1. Final Day of Christmas !


    It’s time to take all the decorations down, the ivy is beginning to dry out & crisp up & the needles on the tree are beginning to drop. I always feel a little bit sad to pack it all away but the house looks so much bigger & lighter without it all !

  2. And A Partridge In A Pear Tree !


    I found this on LSNED, fascinating !

    "For the first fact of Christmas, I bring you a partridge in a pear tree. That’s how the song goes, but it seems that the pear tree shouldn’t actually be there. Partridges are a bird rarely seen in trees, and a pear tree wouldn’t be a great gift in the middle of winter, being completely barren of leaves or fruit.

    The whole thing is most likely a language misunderstanding. The song of the Twelve Days of Christmas seems to be of French origin. A partridge, in french, is une perdrix. Une perdrix – a pear tree. An easy mistake for an anglophone.

    So let’s talk partridges. Actually, the french perdrix has its origins in Greek mythology. A man named Perdix was a young innovative inventor. For example, he was walking along the beach and saw a spine of a fish. Making similar notches in a piece of iron led to the invention of the saw. (or so the myth goes) Daedalus, Perdix’s teacher, was so jealous one day he took the opportunity to shove Perdix off a tall tower. As he fell, the gods took mercy on the ingenious Perdix and turned him into a bird. But, after such a traumatic experience, a bird that was afraid of heights and lived its life on the ground. Such is the story of the first partridge. One genus of partridges is indeed named Perdix, which contains the common Grey Partridge of North America.

    Partridges are smaller than pheasants, and larger than quails. Varieties are found in most all parts of the world, as they have been introduced to new regions as a tasty treat. They themselves, being ground dwellers, dine on seeds, vegetation, and insects. They have strong beaks for digging up those tasty morsels.

    In prehistoric times, partridges were a popular dish for Neanderthals andCro-Magnum humans going back at least 35,000 years.”

  3. Two Turtle Doves


    These make such a cute dessert! I made the jelly with a little added condensed milk and poured it into a tupperware container to set, After a couple of hours I  got it out of the mould & cut these out with a bird cookie cutter.We served them with blueberries shaped like a heart.

  4. Three French Hens


    More great facts from LSNED, I like the fact they’ve gone a little off piste !

    For the third fact of Christmas, let’s learn about three French hens. Now, the song mentions hens, but doesn’t go into any more detail. That’s ambiguous, as a“hen” could refer to a female game bird (duck, chicken, turkey), or just as easily mean a female octopus or lobster. Or perhaps the song is being casual in referring to three ladies from France. Hmmm.

    Let’s go with… the octopus! I think it’s the most interesting of the bunch for one very special reason.
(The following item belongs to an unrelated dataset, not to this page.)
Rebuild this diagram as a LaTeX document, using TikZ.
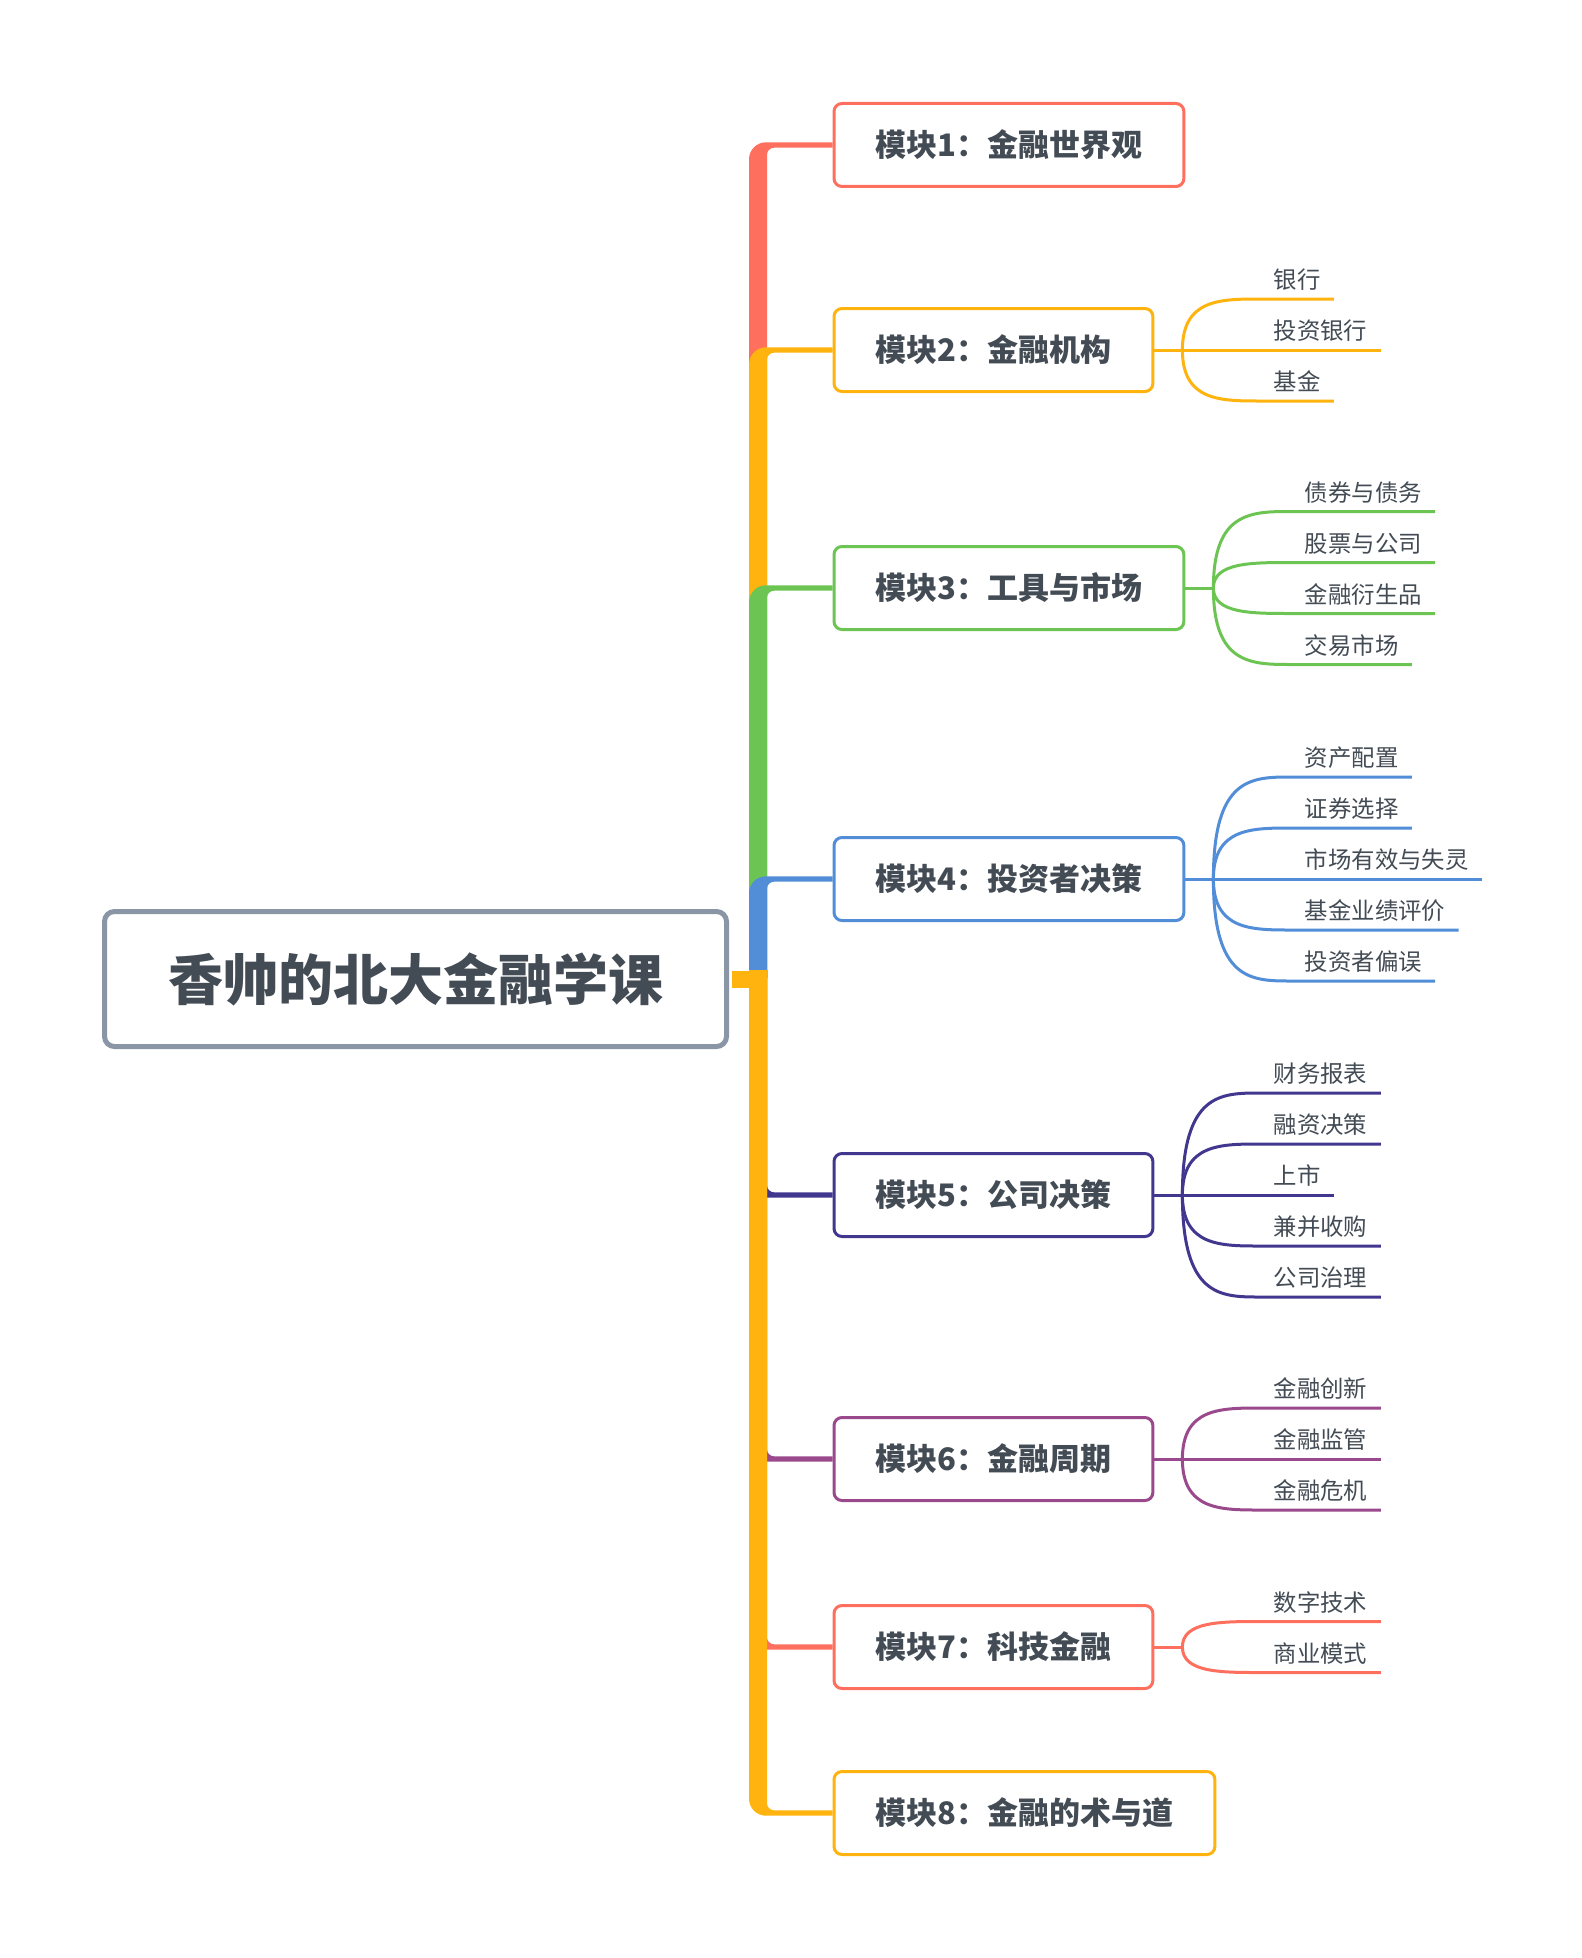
\documentclass[tikz,border=0pt]{standalone}
\usepackage{fontspec}
\newfontfamily\cjk{Noto Sans CJK SC}
\usetikzlibrary{calc}
\definecolor{cR}{HTML}{FE6F5E}
\definecolor{cY}{HTML}{FFB30F}
\definecolor{cG}{HTML}{6CC553}
\definecolor{cB}{HTML}{528DD8}
\definecolor{cI}{HTML}{42378F}
\definecolor{cP}{HTML}{9A4A8C}
\definecolor{cGray}{HTML}{8A95A6}
\definecolor{txt}{HTML}{434B54}
\newcommand\upbr[2]{\fill[#1] let \p1=(#2.west), \p2=(J) in
  (\x2-4.5pt,\y2) -- (\x2-4.5pt,\y1+1.35pt-8.5pt) arc[start angle=180,end angle=90,radius=8.5pt]
  -- (\x1,\y1+1.35pt) -- (\x1,\y1-1.35pt) -- (\x2+8pt,\y1-1.35pt)
  arc[start angle=90,end angle=180,radius=3.5pt] -- (\x2+4.5pt,\y2) -- cycle;}
\newcommand\dnbr[2]{\fill[#1] let \p1=(#2.west), \p2=(Jd) in
  (\x2-4.5pt,\y2) -- (\x2-4.5pt,\y1-1.35pt+8.5pt) arc[start angle=180,end angle=270,radius=8.5pt]
  -- (\x1,\y1-1.35pt) -- (\x1,\y1+1.35pt) -- (\x2+8pt,\y1+1.35pt)
  arc[start angle=270,end angle=180,radius=3.5pt] -- (\x2+4.5pt,\y2) -- cycle;}
\newcommand\leaves[4]{%
  \coordinate (f#1) at ($(m#1.east)+(28,0)$);
  \draw[#2,br] (m#1.east) -- (f#1);
  \foreach \lbl [count=\i] in {#4}{
    \pgfmathsetmacro\dy{(\i-(#3+1)/2)*51}
    \node[leaf] (l#1\i) at ($(f#1)+(78,\dy)$) {\lbl};
    \draw[#2,br] (f#1) .. controls (f#1 |- l#1\i.south west) and ($(l#1\i.south west)+(-40,0)$) .. (l#1\i.south west) -- (l#1\i.south east);
  }}
\begin{document}
\begin{tikzpicture}[x=0.5pt,y=-0.5pt,
  rootbox/.style={draw=cGray,line width=2.5pt,rounded corners=5pt,fill=white,
    minimum width=311pt,minimum height=67.5pt,text=txt,
    font=\cjk\bfseries\fontsize{27.5}{32}\selectfont},
  mod/.style={line width=1.5pt,rounded corners=4pt,fill=white,anchor=west,
    minimum height=41.5pt,inner xsep=20.75pt,text=txt,
    font=\cjk\bfseries\fontsize{15.5}{18}\selectfont},
  leaf/.style={anchor=south west,inner xsep=6.5pt,inner ysep=5pt,text depth=0pt,
    text=txt,font=\cjk\fontsize{11.7}{14}\selectfont},
  br/.style={line width=1.5pt}]
\useasboundingbox (0,0) rectangle (1582,1958);
\fill[white] (0,0) rectangle (1582,1958);
\node[rootbox] (root) at (415.5,979) {香帅的北大金融学课};
\node[mod,draw=cR] (m1) at (832.5,145) {模块1：金融世界观};
\node[mod,draw=cY] (m2) at (832.5,350) {模块2：金融机构};
\node[mod,draw=cG] (m3) at (832.5,588) {模块3：工具与市场};
\node[mod,draw=cB] (m4) at (832.5,879) {模块4：投资者决策};
\node[mod,draw=cI] (m5) at (832.5,1195) {模块5：公司决策};
\node[mod,draw=cP] (m6) at (832.5,1459) {模块6：金融周期};
\node[mod,draw=cR] (m7) at (832.5,1647) {模块7：科技金融};
\node[mod,draw=cY] (m8) at (832.5,1813) {模块8：金融的术与道};
\coordinate (J) at (758,978);
\coordinate (Jd) at (758,970);
\upbr{cR}{m1}
\upbr{cY}{m2}
\upbr{cG}{m3}
\upbr{cB}{m4}
\dnbr{cI}{m5}
\dnbr{cP}{m6}
\dnbr{cR}{m7}
\dnbr{cY}{m8}
\draw[cY,line width=8.5pt] ($(root.east)+(1.25pt,0)$) -- (root.east -| J);
\leaves{2}{cY}{3}{银行,投资银行,基金}
\leaves{3}{cG}{4}{债券与债务,股票与公司,金融衍生品,交易市场}
\leaves{4}{cB}{5}{资产配置,证券选择,市场有效与失灵,基金业绩评价,投资者偏误}
\leaves{5}{cI}{5}{财务报表,融资决策,上市,兼并收购,公司治理}
\leaves{6}{cP}{3}{金融创新,金融监管,金融危机}
\leaves{7}{cR}{2}{数字技术,商业模式}
\end{tikzpicture}
\end{document}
The octopus is perhaps nature’s foremost master of camouflage.

    Octopodes have special skin cells called chromotaphores, also found in many amphibians, fish, and reptiles such as the famous chameleon. But the chameleon has nothing on the octopus for colour changing talent. An octopus can quite literally disappear into its surroundings in the blink of an eye. It can see the surface that it wants to rest on, then mimic the colour and texture of that surface.”

  5. Four Calling Birds


    More fascinating facts from LSNED …

    On the fourth day, we get “calling” birds. Turns out, much like the pear tree, this is another misunderstood lyric. The original is talking about colly birds (or collie) which means black. It originates from coal mines so to say something is “coaly” is to say “black“. Now, there are 31 different species of blackbirds,”

    Happy St Stephen’s Day !

  6. Five Gold Rings


    The kids loved this combination of chocolate rings with jelly jewels !

  7. Six Geese a Laying


    I love these egg jelly moulds, I bought them online from the states, they are also great for Easter !I thought the rainbow jelly would look stunning here!

  8. Seven Swans a swimming


    Nigella Lawson’s cookie recipe as before, hand cut swan cookie on a lake of blueberries ! Lovely !

  9. Eight Maids a Milking- part1


    According to LH this is my weakest link , he just doesn’t get it.

    So to explain, my thoughts went from milking to cows to other animals that could be milked to elks , you can buy elk milk  & it’s high in fat and immune-system boosting minerals… & I had an elk cookie cutter ! Lame I know but I was getting desperate at this stage ..stick with me it does get better !

    On a positive note The jelly tasted good (according to LH & Finn) I simmered some liquorice in a little bit of boiling water to try and get the flavour & to darken the water a little( you can see the flecks in the elk).I then used the liquorice water to make a lemon flavoured jelly.

    So a new favourite flavour, lemon & liquorice jelly!